- Belgian documentarist, founder of the Belgian Royal Film Archive in 1938. Had abandoned a career as a painter to work in the cinema from the early 1930's. Much of his later work reflected his continued fascination with painting and artists like Paul Delvaux and Leon Spillaert.
- The films Storck is best remained of, are his social documentaries. The most famous is Misery in the Borinage, he made together with Joris Ivens.
- He became a close friend of painters like Ensor, Permeke, Spilliaert, Tytgat and Labisse.
- Storck has made almost 100 films, but in his own country, he was often restricted by the negligence of the elite for the film medium.
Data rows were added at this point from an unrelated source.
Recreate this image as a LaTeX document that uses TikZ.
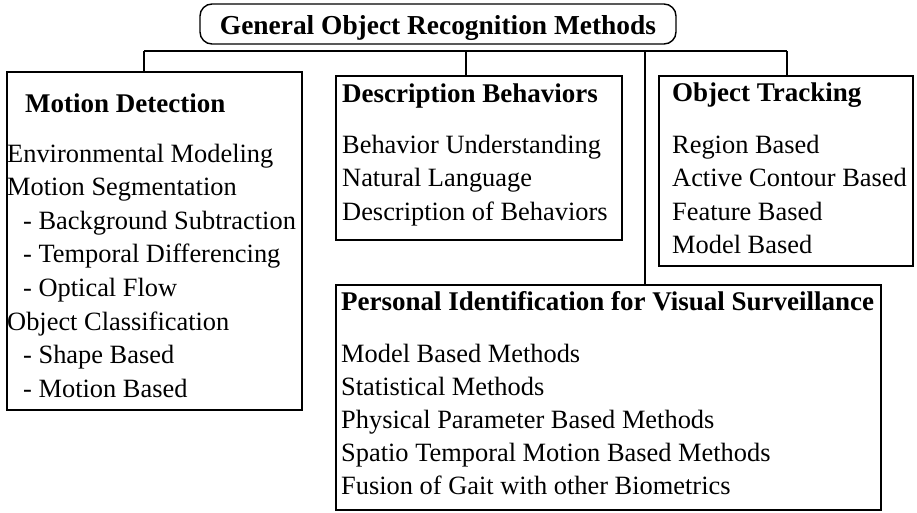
\documentclass[tikz,border=0pt]{standalone}
\usepackage{fontspec}
\setmainfont{Liberation Serif}
\usetikzlibrary{positioning}

\tikzset{
  box/.style = {draw, line width=1.4pt, inner sep=0pt},
  head/.style = {anchor=base west, inner sep=0pt, font=\fontsize{27}{32}\bfseries\selectfont},
  item/.style = {anchor=base west, inner sep=0pt, font=\fontsize{26.4}{32}\selectfont},
  link/.style = {line width=1.3pt}
}

\begin{document}
\begin{tikzpicture}[x=1pt, y=-1pt]
    \useasboundingbox (0,0) rectangle (917,512);

    % root
    \node [box, rounded corners=12pt, minimum width=476pt, minimum height=40pt,
           text height=26pt, text depth=6pt, font=\fontsize{27.4}{32}\bfseries\selectfont]
          (root) at (438,24) {General Object Recognition Methods\hspace{8pt}};

    % boxes
    \node [box, minimum width=295pt, minimum height=338pt] (motion) at (154.5,241) {};
    \node [box, minimum width=286pt, minimum height=164pt] (desc) at (479,158) {};
    \node [box, minimum width=254pt, minimum height=190pt] (track) at (786,171) {};
    \node [box, minimum width=545pt, minimum height=225pt] (ident) at (608.5,397.5) {};

    % bus
    \coordinate (bMot) at (144,51);
    \coordinate (bDes) at (466,51);
    \coordinate (bIde) at (645,51);
    \coordinate (bTrk) at (787,51);
    \draw [link] (bMot) -- (bTrk);
    \draw [link] (bMot) -- (bMot |- motion.north);
    \draw [link] (bDes) -- (bDes |- desc.north);
    \draw [link] (bIde) -- (bIde |- ident.north);
    \draw [link] (bTrk) -- (bTrk |- track.north);

    % Motion Detection
    \node [head] (motHead) at (25,112) {Motion Detection};
    \foreach \dx/\txt [count=\i] in {0/Environmental Modeling, 0/Motion Segmentation,
        16/- Background Subtraction, 16/- Temporal Differencing, 16/- Optical Flow,
        0/Object Classification, 16/- Shape Based, 16/- Motion Based}
        \node [item] (mot-\i) at ({7+\dx}, {162+33.6*(\i-1)}) {\txt};

    % Description Behaviors
    \node [head] (desHead) at (342,102) {Description Behaviors};
    \foreach \txt [count=\i] in {Behavior Understanding, Natural Language, Description of Behaviors}
        \node [item] (des-\i) at (342, {153+33.5*(\i-1)}) {\txt};

    % Object Tracking
    \node [head] (trkHead) at (672,101) {Object Tracking};
    \foreach \txt [count=\i] in {Region Based, Active Contour Based, Feature Based, Model Based}
        \node [item] (trk-\i) at (672, {153+33.5*(\i-1)}) {\txt};

    % Personal Identification
    \node [head] (ideHead) at (341,310) {Personal Identification for Visual Surveillance};
    \foreach \txt [count=\i] in {Model Based Methods, Statistical Methods, Physical Parameter Based Methods,
        Spatio Temporal Motion Based Methods, Fusion of Gait with other Biometrics}
        \node [item] (ide-\i) at (341, {362+33*(\i-1)}) {\txt};
\end{tikzpicture}
\end{document}
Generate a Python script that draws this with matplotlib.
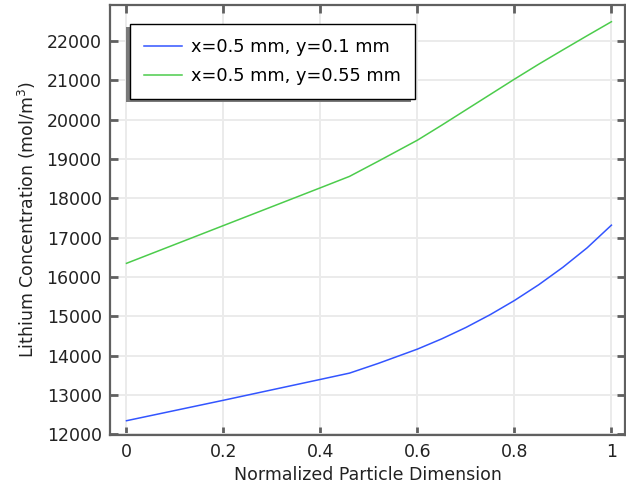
import matplotlib
matplotlib.use("Agg")
import matplotlib.pyplot as plt
from matplotlib.patches import Rectangle

# Concentration profiles along the normalized particle dimension
pos_blue = [0.0, 0.2, 0.4, 0.46, 0.52, 0.6, 0.65, 0.7, 0.75, 0.8, 0.85, 0.9, 0.95, 1.0]
conc_blue = [12350, 12870, 13400, 13560, 13810, 14170, 14430, 14720, 15045, 15405,
             15805, 16250, 16745, 17320]

pos_green = [0.0, 0.2, 0.4, 0.46, 0.52, 0.6, 0.65, 0.7, 0.75, 0.8, 0.85, 0.9, 0.95, 1.0]
conc_green = [16350, 17310, 18270, 18560, 18950, 19480, 19860, 20250, 20640, 21030,
              21410, 21775, 22135, 22490]

labels = ["x=0.5 mm, y=0.1 mm", "x=0.5 mm, y=0.55 mm"]
xticks = [0, 0.2, 0.4, 0.6, 0.8, 1]
xticklabels = ["0", "0.2", "0.4", "0.6", "0.8", "1"]
yticks = list(range(12000, 22001, 1000))

FS = 12.5
plt.rcParams["font.family"] = "DejaVu Sans"

fig = plt.figure(figsize=(6.26, 4.96), dpi=100)
ax = fig.add_axes([110 / 626, 1 - 435 / 496, 515 / 626, 430 / 496])

ax.plot(pos_blue, conc_blue, color="#3355ff", lw=1.1, label=labels[0])
ax.plot(pos_green, conc_green, color="#4ccc4c", lw=1.1, label=labels[1])

ax.set_xlim(-0.034, 1.028)
ax.set_ylim(11987, 22915)
ax.set_xticks(xticks)
ax.set_xticklabels(xticklabels)
ax.set_yticks(yticks)

ax.grid(True, color="#ebebeb", lw=1.4)
ax.set_axisbelow(True)
for s in ax.spines.values():
    s.set_color("#606060")
    s.set_linewidth(1.6)
ax.tick_params(direction="in", length=6, width=2, color="#606060",
               labelsize=FS, labelcolor="#222222",
               top=True, right=True, pad=6)

ax.set_xlabel("Normalized Particle Dimension", fontsize=FS, color="#222222", labelpad=3)
ax.set_ylabel("Lithium Concentration (mol/m$^3$)", fontsize=FS, color="#222222", labelpad=6)

leg = ax.legend(loc="upper left", bbox_to_anchor=(20 / 515, 1 - 19 / 430),
                borderaxespad=0, fancybox=False, framealpha=1, edgecolor="black",
                fontsize=12.8, handlelength=2.1, handletextpad=0.55,
                labelspacing=0.6, borderpad=0.8)
leg.get_frame().set_linewidth(1.0)
leg.set_zorder(5)

# Drop shadow behind the legend box
fig.canvas.draw()
bb = leg.get_window_extent()
inv = ax.transAxes.inverted()
(x0, y0) = inv.transform((bb.x0 - 4, bb.y0 - 3))
(x1, y1) = inv.transform((bb.x1 - 4, bb.y1 - 3))
ax.add_patch(Rectangle((x0, y0), x1 - x0, y1 - y0, transform=ax.transAxes,
                       facecolor="#7a7a7a", edgecolor="none", zorder=4.9, clip_on=False))

fig.savefig("out.png", dpi=100)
- Art has always played a great role in his life and some of his finest documentaries are art films: Rubens, Teirlinck, The open window, Paul Delvaux, Permeke ...
- In 1959, he was a member of the jury at the 1st Moscow International Film Festival.
- Storck was an actor in two key films of the history of the cinema: Jean Vigo's Zéro de conduite (1933) in the role of the priest, and Chantal Akerman's Jeanne Dielman, 23 Quay Commercial, 1080 Brussels from 1975. ( In 2022, the film was given the distinction of being voted as Sight & Sound's "greatest film of all time". The film ranked number 1 on the critics' poll), in the role of a customer of the prostitute.
- He was Doctor honoris causa of the Vrije Universiteit Brussel (1978) and the Université libre de Bruxelles (1995).
- Storck proved that you do not have to harm your own career by working together with other people to promote the documentary sector.
- In 1938, with Andre Thirifays and Pierre Vermeylen, he founded the Cinémathèque Royale de Belgique (Royal Belgian Film Archive), and in 1964 he formed together with Gian Vittorio Baldi and John Grierson the "International Association of Documentary Filmmakers".